Saturday 06 October 2018

Bible Book:
Job

O that my words were written down! O that they were inscribed in a book! (v. 23)

Job 19:1-27a Saturday 6 October 2018

Psalm: Psalm 3


Background

Like many passages in Job, it can prove very difficult to strip this section of its modern Christian interpretations. As we have considered earlier in the week, in the majority of the Old Testament there is an absence of belief in life after death. Job clings instead to the hope that his name on earth will be cleared; he wishes for his innocence to be written down and "engraved on a rock for ever" for all to see (v. 24). The subsequent verses ("For I know that my Redeemer lives…" (v. 25)) have, over the years, been set to music and used frequently to provide comfort and reassurance for the dying and the bereaved. However, they have also caused a great deal of debate and consternation among scholars. The meaning of the Hebrew is unclear, but the use of the word "Redeemer" may be misleading for modern Christians. The Hebrew word used here means a person's next of kin whose duty it is, after a death, to buy back land that has been sold outside of the family (see Ruth 4:1-6) and to avenge the dead if he or she was murdered. Job, therefore, is not seeking redemption as we might understand it, but vindication – he hopes and believes that after his death, his name will be cleared and justice will be done.

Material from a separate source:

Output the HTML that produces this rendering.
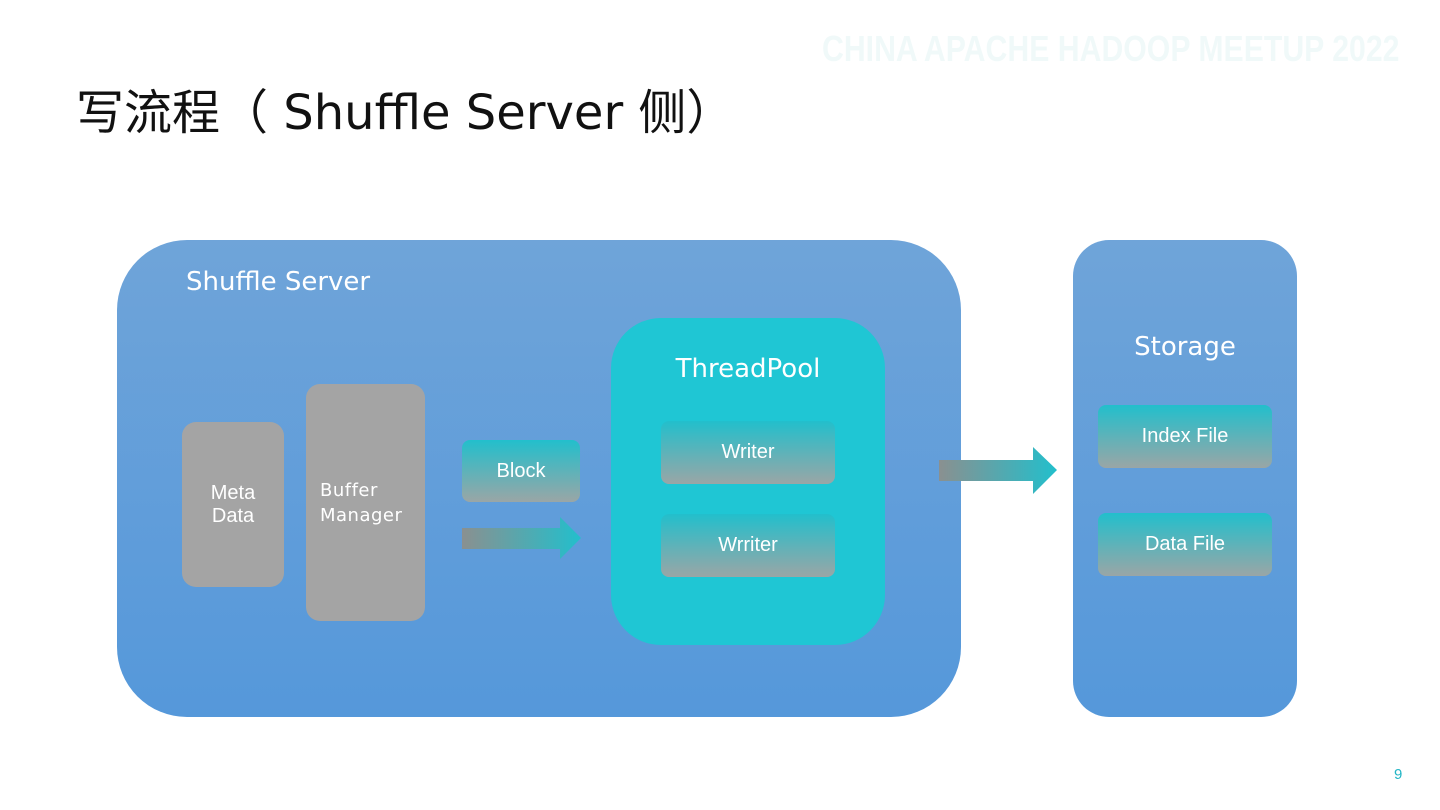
<!DOCTYPE html>
<html><head><meta charset="utf-8"><style>
body{margin:0;width:1440px;height:810px;background:#fff;position:relative;overflow:hidden;font-family:"DejaVu Sans","Liberation Sans",sans-serif}
.a{position:absolute;box-sizing:border-box}
.t{color:#fff;text-align:center;display:flex;align-items:center;justify-content:center}
.g{background:linear-gradient(#22bfcc,#9aa6a6);border-radius:8px;font-family:"Liberation Sans",sans-serif;font-size:20px;color:#fff}
</style></head><body>
<div class="a" style="left:822px;top:28px;font-family:'Liberation Sans',sans-serif;font-size:36px;font-weight:bold;color:#f0f9f9;white-space:nowrap;transform:scaleX(0.84);transform-origin:left">CHINA APACHE HADOOP MEETUP 2022</div>
<div class="a" style="left:76px;top:73px;font-size:48px;color:#111;font-family:'DejaVu Sans','Noto Sans CJK SC',sans-serif;white-space:nowrap">写流程（ Shuffle Server 侧）</div>
<div class="a" style="left:117px;top:240px;width:844px;height:477px;border-radius:70px;background:linear-gradient(#6fa4d9,#5598da)"></div>
<div class="a" style="left:186px;top:267px;font-size:26px;color:#fff">Shuffle Server</div>
<div class="a t" style="left:182px;top:422px;width:102px;height:165px;border-radius:14px;background:#a4a4a4;font-size:20px;font-family:'Liberation Sans',sans-serif">Meta<br>Data</div>
<div class="a" style="left:306px;top:384px;width:119px;height:237px;border-radius:14px;background:#a4a4a4;color:#fff;font-size:18px;padding:94px 0 0 14px;line-height:25px;letter-spacing:0.5px">Buffer<br>Manager</div>
<div class="a t g" style="left:462px;top:440px;width:118px;height:62px">Block</div>
<svg class="a" style="left:462px;top:515px" width="120" height="46"><defs><linearGradient id="ar"><stop offset="0" stop-color="#8a9090"/><stop offset="1" stop-color="#22bfcc"/></linearGradient></defs><polygon points="0,13 98,13 98,2 119,23 98,44 98,34 0,34" fill="url(#ar)"/></svg>
<div class="a" style="left:611px;top:318px;width:274px;height:327px;border-radius:50px;background:#1fc6d4"></div>
<div class="a" style="left:611px;top:354px;width:274px;text-align:center;font-size:26px;color:#fff">ThreadPool</div>
<div class="a t g" style="left:661px;top:421px;width:174px;height:63px">Writer</div>
<div class="a t g" style="left:661px;top:514px;width:174px;height:63px">Wrriter</div>
<svg class="a" style="left:939px;top:446px" width="120" height="50"><defs><linearGradient id="ar2"><stop offset="0" stop-color="#8a9090"/><stop offset="1" stop-color="#22bfcc"/></linearGradient></defs><polygon points="0,14 94,14 94,1 118,24 94,48 94,35 0,35" fill="url(#ar2)"/></svg>
<div class="a" style="left:1073px;top:240px;width:224px;height:477px;border-radius:36px;background:linear-gradient(#6fa4d9,#5598da)"></div>
<div class="a" style="left:1073px;top:332px;width:224px;text-align:center;font-size:26px;color:#fff">Storage</div>
<div class="a t g" style="left:1098px;top:405px;width:174px;height:63px">Index File</div>
<div class="a t g" style="left:1098px;top:513px;width:174px;height:63px">Data File</div>
<div class="a" style="left:1394px;top:766px;font-size:15px;color:#22b5c5;font-family:'Liberation Sans',sans-serif">9</div>
</body></html>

Job's words read through the lens of Christianity have provided many with a hope that the original author almost certainly did not envisage – a testament to God's power to speak new truths through old words and to work through people to bear fruit they cannot even imagine. There is, perhaps, another source of hope to be found in the fact that the Bible is not a saccharine, rose-tinted text but contains speeches like this (and like many of the Psalms) that plumb the depths of human anguish and pain. Faith is no guarantee of a life free from pain – far from it – but like Job, we are invited to place our trust in God and to cling to him through the storm.


To Ponder

  • Do the probable original intentions of the author mean that the comfort these verses has provided for the dying and the bereaved is any less valid? Why?
  • If you were Job's friends, how would you respond?